• **The exercise**:
Below, locate the line that contains "Output the Python". Repeat exactly from that line to the line that contains "0.997, 1.0, 1.0]", inclusive, leaving out the pictures.

==============================

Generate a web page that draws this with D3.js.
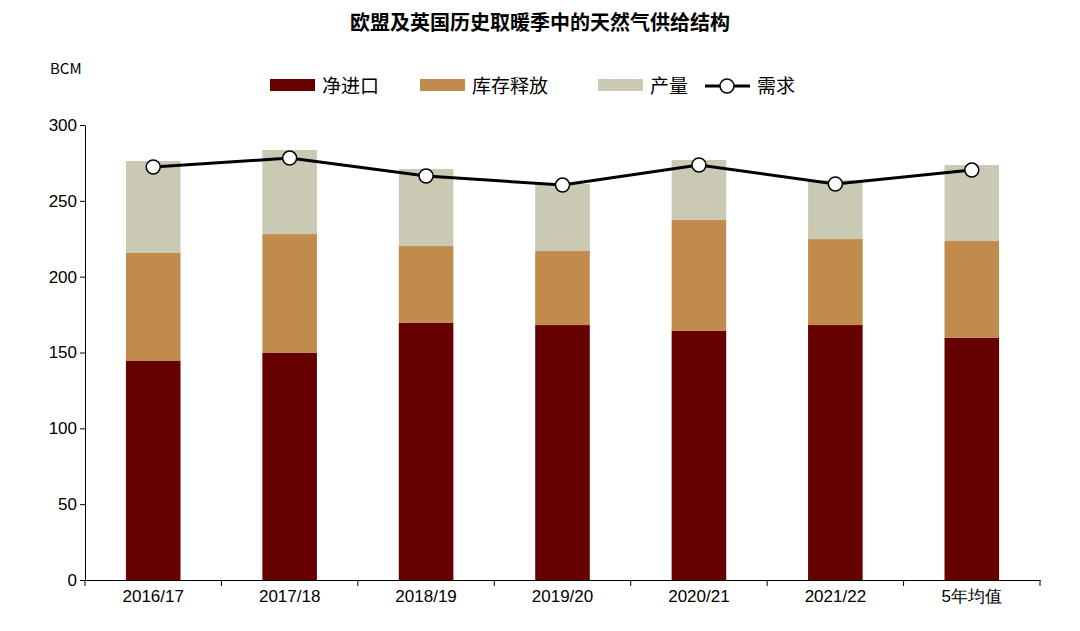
<!DOCTYPE html>
<html><head><meta charset="utf-8">
<script src="https://cdn.jsdelivr.net/npm/d3@7"></script>
<style>body{margin:0;background:#fff;font-family:"Noto Sans CJK SC","Liberation Sans",sans-serif}</style>
</head><body><svg id="c" width="1080" height="631"></svg>
<script>
var categories = ['2016/17','2017/18','2018/19','2019/20','2020/21','2021/22','5年均值'];
var netImports = [144.4,149.7,169.5,168.1,164.2,168.1,159.6];
var storage = [71.2,78.4,50.7,48.8,73.2,56.7,63.9];
var production = [60.7,55.4,50.8,44.2,39.5,38.9,50.1];
var demand = [272.3,278.2,266.4,260.4,273.6,261.1,270.3];
var yTicks = [0,50,100,150,200,250,300];
var seriesNames = ['净进口','库存释放','产量','需求'];
var colors = ['#660000','#c08b4c','#c9c9b4'];

var svg = d3.select('#c');
var x = d3.scaleBand().domain(categories).range([85,1040]).paddingInner(0.6).paddingOuter(0.3);
var y = d3.scaleLinear().domain([0,300]).range([580,125]);

svg.append('text').attr('x',540).attr('y',30).attr('text-anchor','middle')
  .style('font-size','20px').style('font-weight','bold').text('欧盟及英国历史取暖季中的天然气供给结构');
svg.append('text').attr('x',50).attr('y',74).style('font-size','15px').text('BCM');

var stacks = [netImports,storage,production];
stacks.forEach(function(s,k){
  svg.selectAll('.b'+k).data(categories).enter().append('rect')
    .attr('x',function(d){return x(d);})
    .attr('width',x.bandwidth())
    .attr('y',function(d,i){var b=0;for(var j=0;j<=k;j++)b+=stacks[j][i];return y(b);})
    .attr('height',function(d,i){return y(0)-y(s[i]);})
    .attr('fill',colors[k]);
});

var yAxis = svg.append('g').attr('transform','translate(85,0)')
  .call(d3.axisLeft(y).tickValues(yTicks).tickSize(5).tickSizeOuter(0));
yAxis.selectAll('text').style('font-size','17px').style('font-family','Liberation Sans').attr('fill','#000');
var xAxis = svg.append('g').attr('transform','translate(0,580)')
  .call(d3.axisBottom(x).tickSize(0).tickSizeOuter(0));
xAxis.selectAll('text').style('font-size','17px').attr('dy','1.1em').attr('fill','#000');
svg.selectAll('.domain').attr('stroke','#000');
svg.append('g').selectAll('line').data(d3.range(categories.length+1)).enter().append('line')
  .attr('x1',function(i){return 85+i*x.step();}).attr('x2',function(i){return 85+i*x.step();})
  .attr('y1',580).attr('y2',586).attr('stroke','#000');

var line = d3.line().x(function(d,i){return x(categories[i])+x.bandwidth()/2;}).y(function(d){return y(d);});
svg.append('path').datum(demand).attr('d',line).attr('fill','none').attr('stroke','#000').attr('stroke-width',3);
svg.selectAll('.pt').data(demand).enter().append('circle')
  .attr('cx',function(d,i){return x(categories[i])+x.bandwidth()/2;}).attr('cy',function(d){return y(d);})
  .attr('r',7).attr('fill','#fff').attr('stroke','#000').attr('stroke-width',1.5);

var lg = svg.append('g').attr('transform','translate(0,86)');
var lx = [270,420,598,705];
seriesNames.forEach(function(n,i){
  if(i<3) lg.append('rect').attr('x',lx[i]).attr('y',-7).attr('width',45).attr('height',12).attr('fill',colors[i]);
  else {
    lg.append('line').attr('x1',lx[i]).attr('x2',lx[i]+45).attr('y1',0).attr('y2',0).attr('stroke','#000').attr('stroke-width',3);
    lg.append('circle').attr('cx',lx[i]+22).attr('cy',0).attr('r',7).attr('fill','#fff').attr('stroke','#000').attr('stroke-width',1.5);
  }
  lg.append('text').attr('x',lx[i]+52).attr('y',7).style('font-size','19px').text(n);
});
</script></body></html>
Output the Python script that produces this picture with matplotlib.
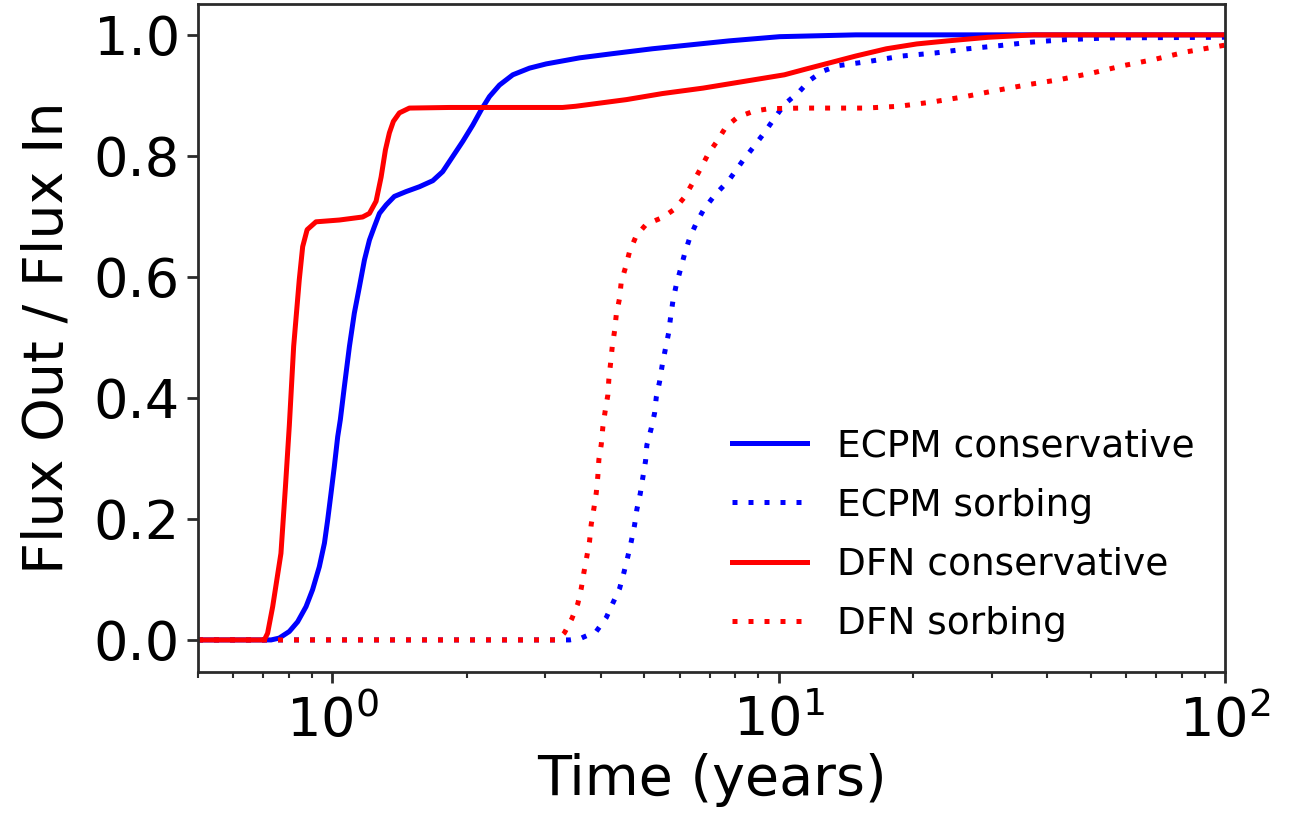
import matplotlib
matplotlib.use("Agg")
import matplotlib.pyplot as plt

# ECPM conservative (blue solid)
ecpm_cons_t = [0.5, 0.729, 0.760, 0.801, 0.836, 0.873, 0.903, 0.935, 0.960, 0.976, 0.993,
               1.010, 1.028, 1.042, 1.064, 1.092, 1.120, 1.150, 1.180, 1.211, 1.242, 1.275,
               1.320, 1.377, 1.463, 1.567, 1.679, 1.767, 1.861, 1.960, 2.064, 2.155, 2.249,
               2.368, 2.537, 2.765, 3.014, 3.58, 4.25, 5.21, 7.73, 10.05, 14.88, 100.0]
ecpm_cons_v = [0.0, 0.0, 0.003, 0.014, 0.030, 0.055, 0.083, 0.121, 0.160, 0.198, 0.242,
               0.286, 0.336, 0.364, 0.419, 0.485, 0.540, 0.584, 0.628, 0.661, 0.683, 0.705,
               0.719, 0.733, 0.741, 0.749, 0.759, 0.774, 0.799, 0.824, 0.851, 0.876, 0.898,
               0.917, 0.934, 0.945, 0.952, 0.962, 0.969, 0.977, 0.990, 0.997, 1.0, 1.0]

# ECPM sorbing (blue dotted)
ecpm_sorb_t = [0.5, 3.40, 3.611, 3.902, 4.109, 4.251, 4.401, 4.499, 4.593, 4.675, 4.755,
               4.812, 4.897, 4.963, 5.032, 5.066, 5.183, 5.272, 5.318, 5.410, 5.486, 5.571,
               5.667, 5.725, 5.794, 5.896, 6.029, 6.155, 6.316, 6.538, 6.801, 7.19, 7.74,
               8.31, 8.79, 9.28, 9.78, 10.30, 11.15, 11.74, 12.55, 13.56, 15.90, 18.87,
               22.38, 26.53, 31.06, 36.83, 43.70, 55.23, 100.0]
ecpm_sorb_v = [0.0, 0.0, 0.003, 0.014, 0.037, 0.061, 0.085, 0.111, 0.138, 0.163, 0.190,
               0.216, 0.242, 0.269, 0.296, 0.322, 0.350, 0.375, 0.401, 0.427, 0.455, 0.480,
               0.507, 0.533, 0.560, 0.587, 0.613, 0.638, 0.664, 0.689, 0.712, 0.735, 0.760,
               0.792, 0.815, 0.838, 0.862, 0.885, 0.907, 0.925, 0.940, 0.949, 0.956, 0.965,
               0.970, 0.977, 0.982, 0.988, 0.992, 0.995, 0.996]

# DFN conservative (red solid)
dfn_cons_t = [0.5, 0.704, 0.716, 0.735, 0.767, 0.785, 0.801, 0.819, 0.843, 0.858, 0.878,
              0.919, 1.037, 1.169, 1.211, 1.253, 1.286, 1.315, 1.342, 1.370, 1.413, 1.488,
              1.829, 3.28, 3.51, 4.56, 5.49, 6.77, 8.35, 10.30, 11.44, 13.05, 14.88, 17.43,
              20.39, 23.88, 29.47, 37.3, 100.0]
dfn_cons_v = [0.0, 0.0, 0.011, 0.055, 0.143, 0.253, 0.355, 0.485, 0.595, 0.650, 0.678,
              0.691, 0.694, 0.699, 0.705, 0.725, 0.765, 0.810, 0.838, 0.857, 0.871, 0.879,
              0.880, 0.880, 0.882, 0.893, 0.903, 0.912, 0.923, 0.934, 0.943, 0.954, 0.965,
              0.977, 0.985, 0.990, 0.996, 1.0, 1.0]

# DFN sorbing (red dotted)
dfn_sorb_t = [0.5, 3.20, 3.313, 3.440, 3.548, 3.611, 3.660, 3.717, 3.769, 3.802, 3.854,
              3.902, 3.934, 3.955, 4.004, 4.037, 4.087, 4.143, 4.164, 4.201, 4.238, 4.289,
              4.326, 4.401, 4.439, 4.539, 4.634, 4.796, 5.050, 5.486, 5.846, 6.155, 6.425,
              6.686, 6.950, 7.289, 7.619, 8.091, 8.804, 9.526, 11.29, 15.67, 18.61, 22.07,
              26.18, 30.66, 36.36, 42.56, 50.46, 59.07, 70.01, 82.05, 100.0]
dfn_sorb_v = [0.0, 0.0, 0.012, 0.035, 0.060, 0.085, 0.111, 0.138, 0.163, 0.191, 0.217,
              0.243, 0.271, 0.298, 0.323, 0.352, 0.379, 0.405, 0.431, 0.457, 0.485, 0.511,
              0.537, 0.565, 0.592, 0.616, 0.642, 0.668, 0.687, 0.698, 0.712, 0.732, 0.756,
              0.779, 0.803, 0.825, 0.848, 0.864, 0.874, 0.878, 0.879, 0.879, 0.882, 0.889,
              0.898, 0.908, 0.918, 0.926, 0.937, 0.949, 0.960, 0.972, 0.983]

labels = ["ECPM conservative", "ECPM sorbing", "DFN conservative", "DFN sorbing"]
yticks = [0.0, 0.2, 0.4, 0.6, 0.8, 1.0]

plt.rcParams['font.family'] = ['DejaVu Sans']
fig = plt.figure(figsize=(12.97, 8.23), dpi=100)
ax = fig.add_axes([198/1297, 1 - 672/823, (1225 - 198)/1297, (672 - 4)/823])

lw = 3.6
dots = (1, 2.2)
ax.plot(ecpm_cons_t, ecpm_cons_v, color='blue', lw=lw, label=labels[0])
ax.plot(ecpm_sorb_t, ecpm_sorb_v, color='blue', lw=lw, linestyle=(0, dots), label=labels[1])
ax.plot(dfn_cons_t, dfn_cons_v, color='red', lw=lw, label=labels[2])
ax.plot(dfn_sorb_t, dfn_sorb_v, color='red', lw=lw, linestyle=(0, dots), label=labels[3])

ax.set_xscale('log')
ax.set_xlim(0.5, 100)
ax.set_ylim(-0.053, 1.051)
ax.set_yticks(yticks)
ax.set_yticklabels([f"{v:.1f}" for v in yticks])

edge = '#2b2b2b'
for s in ax.spines.values():
    s.set_linewidth(2.0)
    s.set_color(edge)
ax.tick_params(axis='both', which='major', length=8, width=2.0, color=edge,
               labelsize=39, pad=5)
ax.tick_params(axis='x', which='major', pad=8)
ax.tick_params(axis='x', which='minor', length=4.5, width=1.5, color=edge)

ax.set_xlabel("Time (years)", fontsize=40, labelpad=4)
ax.set_ylabel("Flux Out / Flux In", fontsize=40, labelpad=14)

ax.legend(loc='lower right', fontsize=27, frameon=False, labelspacing=0.62,
          borderaxespad=0.4)

fig.savefig("out.png", dpi=100)
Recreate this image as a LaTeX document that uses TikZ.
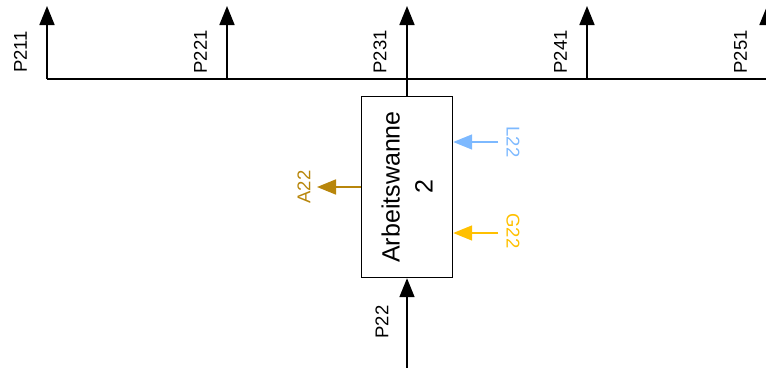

==============================

• **Solution to this problem**:
Output the Python script that produces this picture with matplotlib.
import matplotlib
matplotlib.use("Agg")
import matplotlib.pyplot as plt

# ECPM conservative (blue solid)
ecpm_cons_t = [0.5, 0.729, 0.760, 0.801, 0.836, 0.873, 0.903, 0.935, 0.960, 0.976, 0.993,
               1.010, 1.028, 1.042, 1.064, 1.092, 1.120, 1.150, 1.180, 1.211, 1.242, 1.275,
               1.320, 1.377, 1.463, 1.567, 1.679, 1.767, 1.861, 1.960, 2.064, 2.155, 2.249,
               2.368, 2.537, 2.765, 3.014, 3.58, 4.25, 5.21, 7.73, 10.05, 14.88, 100.0]
ecpm_cons_v = [0.0, 0.0, 0.003, 0.014, 0.030, 0.055, 0.083, 0.121, 0.160, 0.198, 0.242,
               0.286, 0.336, 0.364, 0.419, 0.485, 0.540, 0.584, 0.628, 0.661, 0.683, 0.705,
               0.719, 0.733, 0.741, 0.749, 0.759, 0.774, 0.799, 0.824, 0.851, 0.876, 0.898,
               0.917, 0.934, 0.945, 0.952, 0.962, 0.969, 0.977, 0.990, 0.997, 1.0, 1.0]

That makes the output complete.